Diese Neuronen könnten aggressives Verhalten erklären

Diese Neuronen könnten aggressives Verhalten erklären

Neuronen

Neue Forschungen haben Neuronen identifiziert, die Aggressivität steuern und helfen können, soziale Strukturen aufzubauen.

Das menschliche Gehirn scheint für alles Neuronen zu haben. Es gibt Neuronen, die uns “sagen”, wann wir essen, schlafen und aufwachen sollen.

Doch die Nervenzellen in unserem Gehirn können noch komplexere Funktionen steuern als nur Appetit oder Schlaf.

Neuere Studien haben zum Beispiel die Neuronen identifiziert, die für unsere “schlechten Gewohnheiten” verantwortlich sind und welche Gehirnzellen Angst auslösen.
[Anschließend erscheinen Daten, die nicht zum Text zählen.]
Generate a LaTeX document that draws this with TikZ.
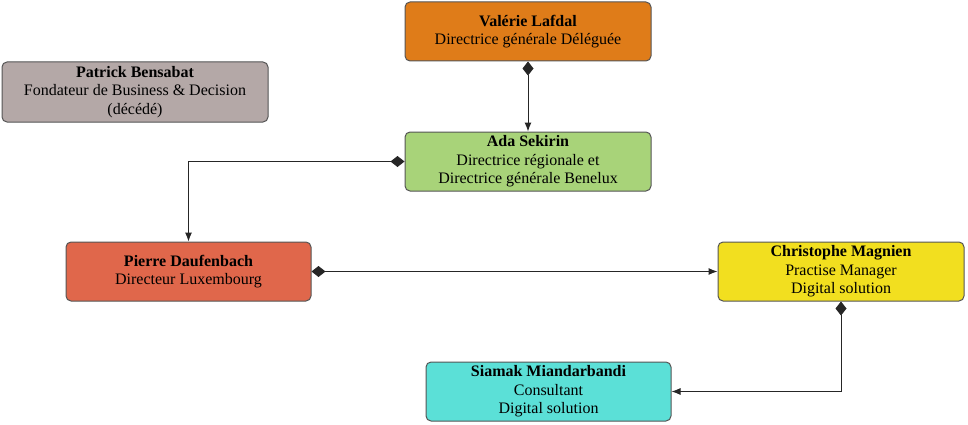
\documentclass[tikz,border=0pt]{standalone}
\usepackage{fontspec}
\setmainfont{Liberation Serif}
\usetikzlibrary{arrows.meta}
\definecolor{cOrange}{HTML}{DF7C19}
\definecolor{cGray}{HTML}{B4A8A7}
\definecolor{cGreen}{HTML}{A8D379}
\definecolor{cRed}{HTML}{E0674B}
\definecolor{cYellow}{HTML}{F2DF1F}
\definecolor{cCyan}{HTML}{5BE0D7}
\definecolor{cBorder}{HTML}{555555}
\tikzset{
  person/.style={draw=cBorder, line width=1pt, rounded corners=5pt, minimum width=246pt, minimum height=59pt, align=center, inner sep=0pt, font=\fontsize{16}{18.5}\selectfont},
  link/.style={draw=black!85, line width=1pt, {Diamond[length=14pt,width=11pt]}-{Latex[length=9pt,width=7pt]}}
}
\begin{document}
\begin{tikzpicture}[x=1pt,y=-1pt]
\useasboundingbox (0,0) rectangle (968,425);
\node[person, fill=cOrange] (val) at (528,31.5) {\textbf{Valérie Lafdal}\\Directrice générale Déléguée};
\node[person, fill=cGray, minimum width=266pt, minimum height=60pt] (pat) at (135,92) {\textbf{Patrick Bensabat}\\Fondateur de Business \& Decision\\(décédé)};
\node[person, fill=cGreen] (ada) at (528,161.5) {\textbf{Ada Sekirin}\\Directrice régionale et\\Directrice générale Benelux};
\node[person, fill=cRed, minimum width=245pt] (pie) at (188.5,271.5) {\textbf{Pierre Daufenbach}\\Directeur Luxembourg};
\node[person, fill=cYellow] (chr) at (841,271.5) {\textbf{Christophe Magnien}\\Practise Manager\\Digital solution};
\node[person, fill=cCyan, minimum width=245pt] (sia) at (548.5,391.5) {\textbf{Siamak Miandarbandi}\\Consultant\\Digital solution};
\draw[link] (val.south) -- (ada.north);
\draw[link] (ada.west) -| (pie.north);
\draw[link] (pie.east) -- (chr.west);
\draw[link] (chr.south) |- (sia.east);
\end{tikzpicture}
\end{document}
Jetzt könnten Forscher die Neuronen entdeckt haben, die ein grundlegendes menschliches Gefühl antreiben: Aggressivität.

Obwohl die neue Forschung an Mäusen durchgeführt wurde, teilen die Säugetiere viele neuronale Eigenschaften mit uns Menschen. Das macht die Ergebnisse wichtig für das Verständnis der neurobiologischen Grundlagen der Aggressivität.

Die neue Studie wurde von Forschern des Karolinska Institutet in Stockholm, Schweden, unter der Leitung von Christian Broberger, einem Professor für Neurowissenschaften, durchgeführt und die Ergebnisse wurden in der Zeitschrift Nature Neuroscience veröffentlicht. (1)

Wie PMv-Neuronen die Aggressivität kontrollieren

Broberger und Kollegen setzten eine neue männliche Maus in den Käfig von mehreren anderen und beobachteten, dass die Nagetiere, die das höchste Maß an Aggressivität zeigten, auch mehr aktive Neuronen in einem Gehirnbereich hatten, der den ventralen Prämamillarkern (PMv) genannt wird.

Der PMv befindet sich im Hypothalamus des Gehirns – der erdnussgroßen Region, die unser Adrenalin in die Höhe treibt, wenn wir in der Öffentlichkeit sprechen, einen Feind konfrontieren oder zu einem Vorstellungsgespräch gehen müssen.

Der Hypothalamus ist ein wichtiger emotionaler “Knotenpunkt”, der unsere Gefühle von Euphorie, Traurigkeit und Wut reguliert.

Mit Hilfe der Optogenetik – einer Technik, die Neuronen genetisch so verändert, dass sie auf Licht reagieren und durch Licht gesteuert werden können – aktivierten und hemmten die Wissenschaftler selektiv PMv-Neuronen. (2)

Auf diese Weise konnten die Wissenschaftler Mäuse dazu bringen, sich unter Umständen aggressiv zu verhalten, die normalerweise keine aggressive Reaktion hervorrufen würden. Umgekehrt konnten sie durch die Deaktivierung von PMv-Neuronen einen aggressiven Angriff verhindern.

Deaktivierung von PMv-Nervenzellen

“Wir haben auch festgestellt”, erklärt der Studienautor Stefanos Stagkourakis, “dass die kurze Aktivierung der PMv-Zellen einen langwierigen Ausbruch auslösen könnte”.

“Das kann etwas erklären, was wir alle erkennen – wie nach einem Streit das Gefühl des Antagonismus noch lange anhalten kann”, fährt er fort.

Darüber hinaus gelang es den Wissenschaftlern, die “dominante/submissive” Rolle umzukehren, die sich bei Nagern etabliert.

Mit einem traditionellen Experiment, dem so genannten “Röhrentest” – bei dem zwei Mäuse auf engstem Raum gegeneinander antreten – haben die Forscher herausgefunden, welche Mäuse dominant und welche unterwürfig sind.

Durch die Deaktivierung von PMv-Nervenzellen bei dominanten Nagetieren “verwandelten” sie diese in unterwürfige und umgekehrt.

“Eines der überraschendsten Ergebnisse unserer Studie”, sagt Broberger, “war, dass der Rollenwechsel, den wir durch die Manipulation der PMv-Aktivität während einer Begegnung erreicht haben, bis zu zwei Wochen dauerte.

Er und sein Team sind zuversichtlich, dass ihre jüngsten Erkenntnisse Aufschluss darüber geben werden, wie wir lernen können, Wut und Aggression zu kontrollieren.

“Aggressives Verhalten und Gewalt führen bei vielen Menschen zu Verletzungen und dauerhaften psychischen Traumata mit teuren strukturellen und wirtschaftlichen Folgen für die Gesellschaft. Unsere Studie fügt grundlegendes biologisches Wissen über seine Herkunft hinzu.”